New dedicated Task Force will spearhead much-needed progress in dementia care coordination in Ontario
The recently announced Ontario Dementia Task Force, led by the Alzheimer Society of Ontario and The Brainwell Institute, has the potential to make a big impact on dementia care coordination in the province—and the lives of more than 300,000 older Ontarians living with dementia. As Ontario’s catalyst for aging and brain health innovation, CABHI enthusiastically welcomes this promising new initiative, which will bolster progress made under the Improving Dementia Care in Ontario Act.
Collaboration is key in affecting real-world impact for Ontario’s newly super-aged population. It’s increasingly important that healthcare, community care organizations, researchers, innovators, and policymakers coordinate efforts, complementing and amplifying each other’s incredible work across the province to improve quality of life and health outcomes for older persons and caregivers. The Task Force is grounding its work in collaboration, engaging a range of stakeholders—including people with lived experience—to co-design its recommendations.
The following excerpt from the media release highlights the vital role key shareholders will play in the Task Force’s objectives:
With funding from the Weston Family Foundation, the Task Force is engaging key shareholders, including policymakers, people with lived experience of dementia, health services, and community organizations. They will work to co-design a functional and scalable set of recommendations to better integrate and coordinate dementia care services in the province. This collaborative approach will map gaps in coordination; analyze learnings from other major coordination models for conditions such as cancer, stroke and diabetes; assess system readiness and co-develop a proposed provincial infrastructure model for dementia to offer better integrated access to programs and treatments for people living with dementia and their care partners.
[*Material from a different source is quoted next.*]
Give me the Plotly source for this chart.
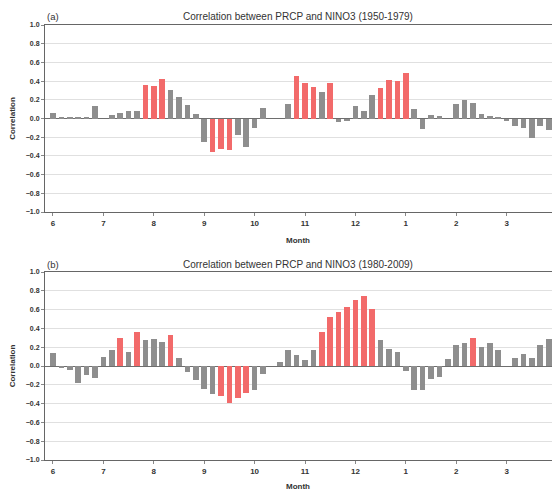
import plotly.graph_objects as go

# Pentad index (6 per month), Jun..Mar
month_labels = ["6", "7", "8", "9", "10", "11", "12", "1", "2", "3"]

corr_a = [0.06, 0.02, 0.02, 0.01, 0.02, 0.13,
          0.00, 0.04, 0.06, 0.08, 0.08, 0.36,
          0.35, 0.42, 0.30, 0.23, 0.14, 0.05,
          -0.25, -0.36, -0.33, -0.34, -0.18, -0.31,
          -0.10, 0.11, 0.00, 0.00, 0.16, 0.45,
          0.38, 0.34, 0.28, 0.38, -0.04, -0.03,
          0.13, 0.08, 0.25, 0.33, 0.41, 0.40,
          0.49, 0.10, -0.11, 0.04, 0.03, 0.00,
          0.15, 0.20, 0.17, 0.05, 0.03, 0.02,
          -0.03, -0.08, -0.10, -0.21, -0.08, -0.12]
sig_a = [0, 0, 0, 0, 0, 0,
         0, 0, 0, 0, 0, 1,
         1, 1, 0, 0, 0, 0,
         0, 1, 1, 1, 0, 0,
         0, 0, 0, 0, 0, 1,
         1, 1, 0, 1, 0, 0,
         0, 0, 0, 1, 1, 1,
         1, 0, 0, 0, 0, 0,
         0, 0, 0, 0, 0, 0,
         0, 0, 0, 0, 0, 0]

corr_b = [0.14, -0.02, -0.04, -0.18, -0.10, -0.13,
          0.10, 0.17, 0.30, 0.15, 0.36, 0.28,
          0.29, 0.26, 0.33, 0.08, -0.06, -0.15,
          -0.24, -0.30, -0.32, -0.39, -0.34, -0.29,
          -0.26, -0.09, 0.00, 0.04, 0.17, 0.12,
          0.06, 0.17, 0.36, 0.52, 0.57, 0.63,
          0.70, 0.75, 0.61, 0.28, 0.18, 0.15,
          -0.05, -0.25, -0.25, -0.14, -0.12, 0.07,
          0.22, 0.25, 0.30, 0.20, 0.24, 0.17,
          0.00, 0.09, 0.13, 0.09, 0.22, 0.29]
sig_b = [0, 0, 0, 0, 0, 0,
         0, 0, 1, 0, 1, 0,
         0, 0, 1, 0, 0, 0,
         0, 0, 1, 1, 1, 1,
         0, 0, 0, 0, 0, 0,
         0, 0, 1, 1, 1, 1,
         1, 1, 1, 0, 0, 0,
         0, 0, 0, 0, 0, 0,
         0, 0, 1, 0, 0, 0,
         0, 0, 0, 0, 0, 0]

RED = "#f26a6a"
GRAY = "#8e8e8e"
FONT = "Arial, Liberation Sans, sans-serif"

W, H = 552, 492
idx = list(range(len(corr_a)))
tickvals = list(range(0, 60, 6))

fig = go.Figure()
fig.add_trace(go.Bar(x=idx, y=corr_a, marker_color=[RED if s else GRAY for s in sig_a],
                     marker_line_width=0, width=0.68, xaxis="x", yaxis="y", showlegend=False))
fig.add_trace(go.Bar(x=idx, y=corr_b, marker_color=[RED if s else GRAY for s in sig_b],
                     marker_line_width=0, width=0.68, xaxis="x2", yaxis="y2", showlegend=False))

def px_y(p):
    return 1 - p / H

xcommon = dict(range=[-0.95, 59.4], tickvals=tickvals, ticktext=month_labels,
               showline=True, linecolor="#666", linewidth=1, mirror=True,
               ticks="outside", ticklen=3, tickcolor="#888", showgrid=False, zeroline=False,
               automargin=False,
               tickfont=dict(family=FONT, size=8, color="#333", weight="bold"), domain=[0, 1])
ycommon = dict(range=[-1.0, 1.0], dtick=0.2, tickformat=".1f", showline=True, linecolor="#666",
               linewidth=1, ticks="outside", ticklen=3, tickcolor="#888",
               showgrid=True, gridcolor="#e0e0e0", gridwidth=1,
               zeroline=True, zerolinecolor="#6e6e6e", zerolinewidth=1.2, automargin=False,
               tickfont=dict(family=FONT, size=7, color="#333", weight="bold"),
               title=dict(text="<b>Correlation</b>", font=dict(family=FONT, size=8, color="#333"), standoff=8))

fig.update_layout(
    width=W, height=H,
    margin=dict(l=45, r=0, t=0, b=0, autoexpand=False),
    plot_bgcolor="white", paper_bgcolor="white",
    bargap=0,
    xaxis=dict(**xcommon, anchor="y"),
    yaxis=dict(**ycommon, domain=[px_y(212), px_y(25)], anchor="x"),
    xaxis2=dict(**xcommon, anchor="y2"),
    yaxis2=dict(**ycommon, domain=[px_y(460), px_y(272)], anchor="x2"),
)

def ann(text, xpx, ypx, size=9, bold=False):
    fig.add_annotation(text=f"<b>{text}</b>" if bold else text, xref="paper", yref="paper",
                       x=(xpx - 45) / (W - 45), y=px_y(ypx), showarrow=False,
                       font=dict(family=FONT, size=size, color="#333"),
                       xanchor="center", yanchor="middle")

ann("(a)", 53, 17, size=9.5)
ann("Correlation between PRCP and NINO3 (1950-1979)", 298, 17, size=10)
ann("(b)", 53, 264, size=9.5)
ann("Correlation between PRCP and NINO3 (1980-2009)", 298, 264, size=10)
ann("Month", 298, 240, size=8, bold=True)
ann("Month", 298, 486, size=8, bold=True)

fig.write_html("out.html", config={"displayModeBar": False},
               post_script="document.body.style.margin='0';document.body.style.overflow='hidden';")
CABHI is currently working with the Brainwell Institute on its Provincial Pathfinder Program in New Brunswick—a structured, scalable initiative designed to create dementia care pathways and bridge the gap between innovation and care delivery—leveraging regional learnings across the country to build a stronger, more coordinated care framework. CABHI looks forward to continuing and deepening our ongoing work with these and other innovation ecosystem partners that are working alongside each other to enable older persons living with dementia to live with purpose, fulfilment, and dignity.